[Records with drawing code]

-----

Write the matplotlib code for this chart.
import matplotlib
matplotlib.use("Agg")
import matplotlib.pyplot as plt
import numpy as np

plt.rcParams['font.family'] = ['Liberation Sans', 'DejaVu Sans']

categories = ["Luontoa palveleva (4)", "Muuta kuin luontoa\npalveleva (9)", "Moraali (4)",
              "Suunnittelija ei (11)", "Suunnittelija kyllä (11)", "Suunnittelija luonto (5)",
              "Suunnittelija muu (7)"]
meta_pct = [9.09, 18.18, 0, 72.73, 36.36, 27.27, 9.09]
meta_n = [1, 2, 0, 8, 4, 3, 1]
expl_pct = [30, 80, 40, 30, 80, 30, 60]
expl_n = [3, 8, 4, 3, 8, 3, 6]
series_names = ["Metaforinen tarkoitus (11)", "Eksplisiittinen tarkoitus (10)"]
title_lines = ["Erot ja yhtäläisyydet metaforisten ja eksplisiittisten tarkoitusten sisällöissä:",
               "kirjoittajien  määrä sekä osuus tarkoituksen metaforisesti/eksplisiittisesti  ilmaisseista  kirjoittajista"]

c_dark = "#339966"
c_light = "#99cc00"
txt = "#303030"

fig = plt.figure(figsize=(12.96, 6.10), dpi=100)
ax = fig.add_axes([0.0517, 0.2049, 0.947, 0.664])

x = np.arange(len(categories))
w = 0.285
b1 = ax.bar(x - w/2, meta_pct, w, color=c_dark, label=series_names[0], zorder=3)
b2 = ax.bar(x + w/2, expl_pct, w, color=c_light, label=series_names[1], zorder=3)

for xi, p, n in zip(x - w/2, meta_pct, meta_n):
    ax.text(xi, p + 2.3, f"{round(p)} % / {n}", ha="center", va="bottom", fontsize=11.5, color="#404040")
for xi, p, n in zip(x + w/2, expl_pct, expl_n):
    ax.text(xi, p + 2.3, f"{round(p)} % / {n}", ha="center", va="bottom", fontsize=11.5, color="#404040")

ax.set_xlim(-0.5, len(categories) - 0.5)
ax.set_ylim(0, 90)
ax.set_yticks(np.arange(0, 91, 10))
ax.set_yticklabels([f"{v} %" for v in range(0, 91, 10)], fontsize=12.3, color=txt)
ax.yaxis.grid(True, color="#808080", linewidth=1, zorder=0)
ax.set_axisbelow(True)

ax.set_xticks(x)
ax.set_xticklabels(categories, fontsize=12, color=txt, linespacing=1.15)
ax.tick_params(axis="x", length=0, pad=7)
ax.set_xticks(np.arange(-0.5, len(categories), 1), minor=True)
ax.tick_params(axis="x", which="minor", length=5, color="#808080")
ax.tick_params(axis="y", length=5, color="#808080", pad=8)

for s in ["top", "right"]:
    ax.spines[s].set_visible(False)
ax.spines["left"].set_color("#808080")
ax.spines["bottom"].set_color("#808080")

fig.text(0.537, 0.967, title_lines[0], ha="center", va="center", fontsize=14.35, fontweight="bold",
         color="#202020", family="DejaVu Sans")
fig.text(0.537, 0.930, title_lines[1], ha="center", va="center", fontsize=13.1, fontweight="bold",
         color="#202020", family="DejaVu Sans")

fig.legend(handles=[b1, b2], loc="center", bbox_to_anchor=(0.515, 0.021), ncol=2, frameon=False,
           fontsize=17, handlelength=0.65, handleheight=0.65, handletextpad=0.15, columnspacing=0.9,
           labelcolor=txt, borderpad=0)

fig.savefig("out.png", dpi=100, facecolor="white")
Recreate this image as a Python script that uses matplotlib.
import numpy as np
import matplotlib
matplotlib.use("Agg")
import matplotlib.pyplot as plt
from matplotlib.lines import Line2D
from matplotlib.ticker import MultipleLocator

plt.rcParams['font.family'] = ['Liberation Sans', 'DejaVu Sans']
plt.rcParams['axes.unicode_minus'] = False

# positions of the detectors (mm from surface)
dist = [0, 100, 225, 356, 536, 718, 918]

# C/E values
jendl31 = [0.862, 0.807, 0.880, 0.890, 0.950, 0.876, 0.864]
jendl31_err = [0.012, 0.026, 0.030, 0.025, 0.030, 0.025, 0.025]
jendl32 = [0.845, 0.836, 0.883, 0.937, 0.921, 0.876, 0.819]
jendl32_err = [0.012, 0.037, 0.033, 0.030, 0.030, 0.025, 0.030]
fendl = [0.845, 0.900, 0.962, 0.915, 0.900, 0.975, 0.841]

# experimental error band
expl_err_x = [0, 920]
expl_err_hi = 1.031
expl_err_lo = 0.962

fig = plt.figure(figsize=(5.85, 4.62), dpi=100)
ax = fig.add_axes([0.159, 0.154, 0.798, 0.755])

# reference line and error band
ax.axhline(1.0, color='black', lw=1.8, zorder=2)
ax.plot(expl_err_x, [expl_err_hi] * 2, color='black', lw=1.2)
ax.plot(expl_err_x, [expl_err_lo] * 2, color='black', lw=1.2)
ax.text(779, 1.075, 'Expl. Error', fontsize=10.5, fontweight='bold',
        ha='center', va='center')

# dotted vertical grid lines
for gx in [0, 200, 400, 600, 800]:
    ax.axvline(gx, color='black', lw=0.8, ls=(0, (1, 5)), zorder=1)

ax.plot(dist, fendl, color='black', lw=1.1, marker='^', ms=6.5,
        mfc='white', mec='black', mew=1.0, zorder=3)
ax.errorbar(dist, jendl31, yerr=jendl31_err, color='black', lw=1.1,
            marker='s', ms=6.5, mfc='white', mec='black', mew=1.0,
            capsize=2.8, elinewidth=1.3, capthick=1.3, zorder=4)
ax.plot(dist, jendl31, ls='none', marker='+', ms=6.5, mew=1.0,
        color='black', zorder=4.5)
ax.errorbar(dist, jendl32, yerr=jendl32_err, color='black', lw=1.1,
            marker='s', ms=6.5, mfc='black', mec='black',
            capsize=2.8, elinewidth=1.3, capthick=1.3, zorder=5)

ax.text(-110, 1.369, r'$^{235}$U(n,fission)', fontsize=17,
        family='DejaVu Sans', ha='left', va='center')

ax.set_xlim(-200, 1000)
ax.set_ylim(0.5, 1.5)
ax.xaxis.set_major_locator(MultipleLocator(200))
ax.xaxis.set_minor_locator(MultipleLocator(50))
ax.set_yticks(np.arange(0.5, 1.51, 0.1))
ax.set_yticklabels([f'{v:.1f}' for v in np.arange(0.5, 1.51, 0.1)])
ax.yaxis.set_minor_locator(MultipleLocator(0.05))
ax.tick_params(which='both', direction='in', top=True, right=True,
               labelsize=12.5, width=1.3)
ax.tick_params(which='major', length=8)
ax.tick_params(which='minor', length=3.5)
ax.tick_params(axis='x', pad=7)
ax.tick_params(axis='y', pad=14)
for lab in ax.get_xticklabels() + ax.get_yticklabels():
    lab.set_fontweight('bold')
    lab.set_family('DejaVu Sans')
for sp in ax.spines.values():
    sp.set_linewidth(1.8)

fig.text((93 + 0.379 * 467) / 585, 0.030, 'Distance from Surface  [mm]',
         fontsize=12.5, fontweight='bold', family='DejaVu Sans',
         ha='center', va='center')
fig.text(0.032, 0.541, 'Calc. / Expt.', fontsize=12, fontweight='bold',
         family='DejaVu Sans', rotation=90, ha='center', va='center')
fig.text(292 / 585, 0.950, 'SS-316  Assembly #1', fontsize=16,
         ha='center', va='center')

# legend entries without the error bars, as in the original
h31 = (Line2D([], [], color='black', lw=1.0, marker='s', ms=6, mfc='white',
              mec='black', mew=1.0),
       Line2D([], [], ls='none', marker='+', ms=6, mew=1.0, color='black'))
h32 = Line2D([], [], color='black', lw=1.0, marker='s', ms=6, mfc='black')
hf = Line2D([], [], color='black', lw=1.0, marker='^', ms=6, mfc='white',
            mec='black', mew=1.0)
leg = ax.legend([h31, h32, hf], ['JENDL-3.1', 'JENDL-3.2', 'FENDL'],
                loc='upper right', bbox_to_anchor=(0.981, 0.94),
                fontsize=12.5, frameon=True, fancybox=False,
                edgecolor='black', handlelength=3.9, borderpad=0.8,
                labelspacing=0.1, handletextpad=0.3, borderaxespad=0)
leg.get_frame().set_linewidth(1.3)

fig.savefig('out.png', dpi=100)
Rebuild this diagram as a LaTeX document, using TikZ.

-----

What the exercise asks: Look through the records and gather each line with the word "this".

Result of the exercise:
Write the matplotlib code for this chart.
Recreate this image as a Python script that uses matplotlib.
Rebuild this diagram as a LaTeX document, using TikZ.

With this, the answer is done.